Discussion and conclusion

This article provided an accessible illustration of how different estimation choices impact how efficiently the Metropolis algorithm for MCMC estimation works in practice. Starting values for model parameters, jump sizes for the proposal distribution in the sampler, and complexity of the SEM model were varied in this paper to understand the consequence of these estimation conditions for the MCMC estimation results. The results in this paper showed how un-tuned starting values (i.e., an arbitrary starting value) and un-tuned jump sizes (i.e., jump sizes that are either too small or too large) for the proposal distribution that are result in slow and/or poor convergence.

The results show that “tuning” a sampling algorithm to achieve good mixing for a complex model is a challenging task, both computationally and mathematically (Gilks et al.,³⁰). Since the Metropolis algorithm has been introduced, more than dozens of MCMC algorithms have been developed during last three decades, which represent refinements of the algorithm for particular model structures. These algorithms include, among others, the Metropolis-Hastings algorithm (Hastings,⁴⁰), the Gibbs sampler (Gelfand & Smith;⁴¹ Geman, & Geman,⁴²), and the hybrid Monte Carlo algorithm (Duane, et al.,⁴³).

What this paper has shown is it is imperative to develop “tuned” MCMC algorithms so that they are well fitted for estimating SEM models, especially given the complexity of popular SEM models in practice. There currently is a practical disconnect between the technical advantages of MCMC over gradient-based estimation approaches, which have been well documented for decades, and meaningful advice for practitioners who want to understand how MCMC estimation works.

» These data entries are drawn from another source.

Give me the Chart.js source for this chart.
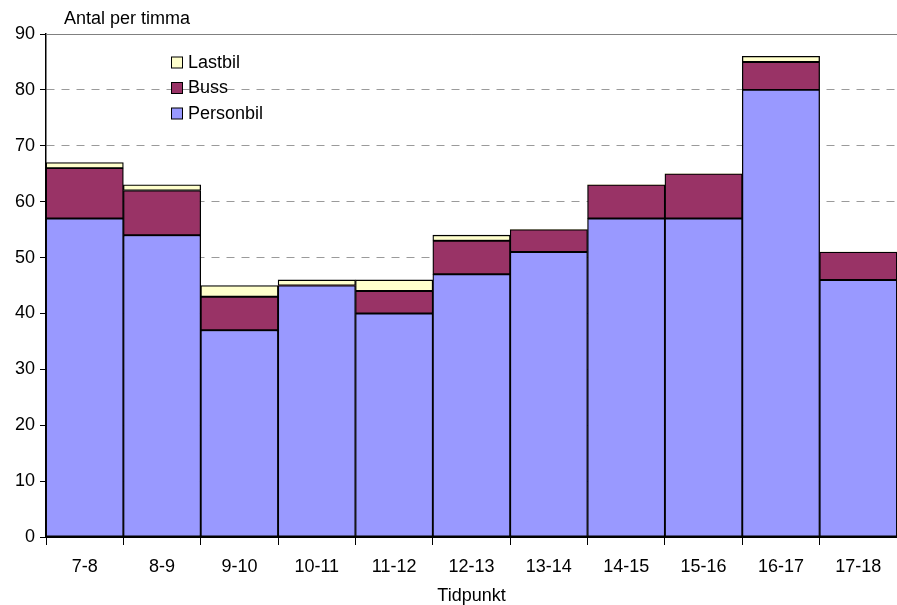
<!DOCTYPE html>
<html>
<head>
<meta charset="utf-8">
<script src="https://cdn.jsdelivr.net/npm/chart.js@4/dist/chart.umd.min.js"></script>
<style>
  html, body { margin: 0; padding: 0; background: #fff; }
  #wrap { width: 897px; height: 605px; }
</style>
</head>
<body>
<div id="wrap"><canvas id="c" width="897" height="605"></canvas></div>
<script>
const categories = ['7-8', '8-9', '9-10', '10-11', '11-12', '12-13', '13-14', '14-15', '15-16', '16-17', '17-18'];
const personbil = [57, 54, 37, 45, 40, 47, 51, 57, 57, 80, 46];
const buss      = [9, 8, 6, 0, 4, 6, 4, 6, 8, 5, 5];
const lastbil   = [1, 1, 2, 1, 2, 1, 0, 0, 0, 1, 0];
const yTicks = [0, 10, 20, 30, 40, 50, 60, 70, 80, 90];

const FONT = 'Liberation Sans, Arial, sans-serif';
const FSIZE = 18;

// Axis title above the value axis, legend box inside the plot and solid top frame line
const extras = {
  id: 'extras',
  afterDraw(chart) {
    const { ctx, chartArea } = chart;
    ctx.save();
    // top frame line
    ctx.strokeStyle = '#808080';
    ctx.lineWidth = 1;
    ctx.beginPath();
    ctx.moveTo(chartArea.left, chartArea.top + 0.5);
    ctx.lineTo(chartArea.right, chartArea.top + 0.5);
    ctx.stroke();

    ctx.font = FSIZE + 'px ' + FONT;
    ctx.fillStyle = '#000';
    ctx.textBaseline = 'middle';
    ctx.textAlign = 'left';
    ctx.fillText('Antal per timma', 64, 19);

    // legend, top series first
    const ds = chart.data.datasets.slice().reverse();
    ds.forEach((d, i) => {
      const y = 62.5 + i * 25.5;
      ctx.fillStyle = d.backgroundColor;
      ctx.fillRect(171.5, y - 5.5, 11, 11);
      ctx.strokeStyle = '#000';
      ctx.lineWidth = 1;
      ctx.strokeRect(171.5, y - 5.5, 11, 11);
      ctx.fillStyle = '#000';
      ctx.fillText(d.label, 188, y + 0.5);
    });
    ctx.restore();
  }
};

const bw = (c) => (c.raw ? 1.3 : 0);

new Chart(document.getElementById('c'), {
  type: 'bar',
  data: {
    labels: categories,
    datasets: [
      { label: 'Personbil', data: personbil, backgroundColor: '#9999FF', borderColor: '#000', borderWidth: bw, borderSkipped: false },
      { label: 'Buss', data: buss, backgroundColor: '#993366', borderColor: '#000', borderWidth: bw, borderSkipped: false },
      { label: 'Lastbil', data: lastbil, backgroundColor: '#FFFFCC', borderColor: '#000', borderWidth: bw, borderSkipped: false }
    ]
  },
  options: {
    responsive: false,
    animation: false,
    devicePixelRatio: 1,
    layout: { padding: { top: 34, right: 0, left: 0, bottom: 0 } },
    plugins: { legend: { display: false }, tooltip: { enabled: false } },
    datasets: { bar: { barPercentage: 1, categoryPercentage: 1 } },
    scales: {
      x: {
        stacked: true,
        grid: { offset: true, drawOnChartArea: false, drawTicks: true, tickLength: 8, tickColor: '#000', tickWidth: 1 },
        border: { color: '#000', width: 2 },
        ticks: { color: '#000', font: { family: FONT, size: FSIZE }, padding: 11, maxRotation: 0 },
        title: { display: true, text: 'Tidpunkt', color: '#000', font: { family: FONT, size: FSIZE, lineHeight: 1 }, padding: { top: 9, bottom: 0 } },
        afterFit(s) { s.height = 68; }
      },
      y: {
        stacked: true,
        min: 0,
        max: 90,
        afterBuildTicks(s) { s.ticks = yTicks.map(v => ({ value: v })); },
        grid: { color: '#9a9a9a', lineWidth: 1, drawTicks: true, tickLength: 6, tickColor: '#000', tickBorderDash: [] },
        border: { color: '#000', width: 1.5, dash: [8, 7] },
        ticks: { color: '#000', font: { family: FONT, size: FSIZE }, padding: 5 },
        afterFit(s) { s.width = 46; }
      }
    }
  },
  plugins: [extras]
});
</script>
</body>
</html>
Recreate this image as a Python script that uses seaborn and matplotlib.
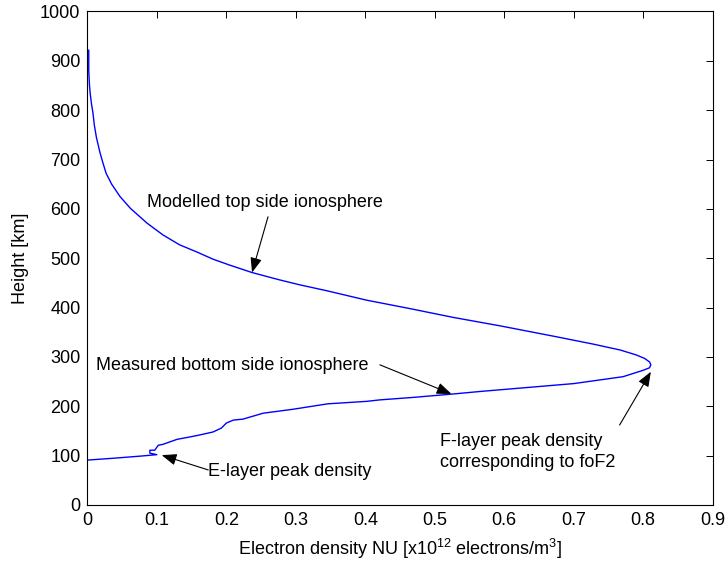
import numpy as np
import pandas as pd
import matplotlib
matplotlib.use("Agg")
import matplotlib.pyplot as plt
import seaborn as sns

# electron density profile (path from top, round the F peak, down to E layer)
dens_top = [0.002, 0.002, 0.003, 0.004, 0.006, 0.008, 0.010, 0.013, 0.018, 0.022, 0.027,
            0.035, 0.047, 0.062, 0.086, 0.109, 0.133, 0.157, 0.181, 0.205, 0.237, 0.277,
            0.306, 0.345, 0.402, 0.464, 0.527, 0.594, 0.671, 0.728, 0.767, 0.790, 0.802,
            0.809, 0.811]
h_top = [922, 880, 851, 835, 812, 795, 770, 745, 715, 695, 672,
         650, 625, 601, 571, 547, 527, 513, 498, 486, 471, 456,
         446, 434, 415, 398, 380, 363, 342, 326, 314, 304, 297,
         290, 284]

dens_bot = [0.809, 0.800, 0.771, 0.700, 0.565, 0.527, 0.469, 0.421, 0.402, 0.346,
            0.296, 0.253, 0.224, 0.210, 0.200, 0.193, 0.181, 0.162, 0.148, 0.129,
            0.119, 0.109, 0.102, 0.097, 0.090, 0.090, 0.100, 0.076, 0.040, 0.000]
h_bot = [278, 273, 260, 246, 230, 225, 218, 213, 210, 205,
         194, 186, 174, 172, 166, 156, 148, 142, 138, 133,
         128, 123, 121, 111, 111, 105, 102, 99, 95, 91]

x_ticks = [0, 0.1, 0.2, 0.3, 0.4, 0.5, 0.6, 0.7, 0.8, 0.9]
y_ticks = [0, 100, 200, 300, 400, 500, 600, 700, 800, 900, 1000]

df = pd.DataFrame({
    "density": dens_top + dens_bot,
    "height": h_top + h_bot,
})
df["order"] = np.arange(len(df))

sns.set_style("white")
plt.rcParams["font.family"] = ["Liberation Sans", "DejaVu Sans"]
plt.rcParams["mathtext.default"] = "regular"
plt.rcParams["text.color"] = "black"
plt.rcParams["axes.labelcolor"] = "black"

fig = plt.figure(figsize=(7.28, 5.65), dpi=100)
ax = fig.add_axes([0.12, 0.1062, 0.859, 0.8735])

sns.lineplot(data=df, x="density", y="height", sort=False, estimator=None,
             color="#0000ff", lw=1.0, ax=ax)

ax.set_xlim(0, 0.9)
ax.set_ylim(0, 1000)
ax.set_xticks(x_ticks)
ax.set_xticklabels(["0" if t == 0 else f"{t:g}" for t in x_ticks])
ax.set_yticks(y_ticks)
ax.tick_params(direction="in", top=True, right=True, length=5, width=0.7,
               labelsize=13, pad=5, colors="black")
for s in ax.spines.values():
    s.set_color("black")
    s.set_linewidth(0.8)

ax.set_xlabel("Electron density NU [x10$^{12}$ electrons/m$^3$]", fontsize=13, labelpad=6)
ax.set_ylabel("Height [km]", fontsize=13, labelpad=8)

# annotations
arrow = dict(arrowstyle="-|>,head_length=0.9,head_width=0.35", color="black",
             lw=0.8, shrinkA=0, shrinkB=0, mutation_scale=10)

ax.text(0.0855, 612, "Modelled top side ionosphere", fontsize=13, ha="left", va="center")
ax.annotate("", xy=(0.237, 471), xytext=(0.260, 584), arrowprops=arrow)

ax.text(0.0125, 282, "Measured bottom side ionosphere", fontsize=13, ha="left", va="center")
ax.annotate("", xy=(0.524, 225), xytext=(0.421, 284), arrowprops=arrow)

ax.text(0.508, 108, "F-layer peak density\ncorresponding to foF2", fontsize=13,
        ha="left", va="center", linespacing=1.3)
ax.annotate("", xy=(0.811, 270), xytext=(0.766, 162), arrowprops=arrow)

ax.text(0.174, 68, "E-layer peak density", fontsize=13, ha="left", va="center")
ax.annotate("", xy=(0.107, 101), xytext=(0.174, 71), arrowprops=arrow)

fig.savefig("out.png", dpi=100, facecolor="white")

This paper was only illustrative, however. As such, it is limited in scope because (a) it discussed only the Metropolis algorithm, (b) used only the Wishart likelihood function, (c) used only a normal distribution function, (d) used only two simple SEM models, (e) used only selected estimation choices, and (f) focused only on selected outcome graphics and statistics. Nevertheless, as an illustrative paper, it makes two contributions to the emerging SEM literature on MCMC estimation. First, both numerical and conceptual details of MCMC estimation mechanisms with hands-on examples were provided to enhance the practical know-how of MCMC estimation for SEM specialists and to provide a more intuitive understanding of MCMC estimation process. Second, this article provided information regarding the consequence of various facets of MCMC estimation as a consciousness-raising device to illustrate that implementing MCMC estimation in latent variable modelling area is not as straightforward as some authors (e.g., Patz & Junker,^44-46) make it seem.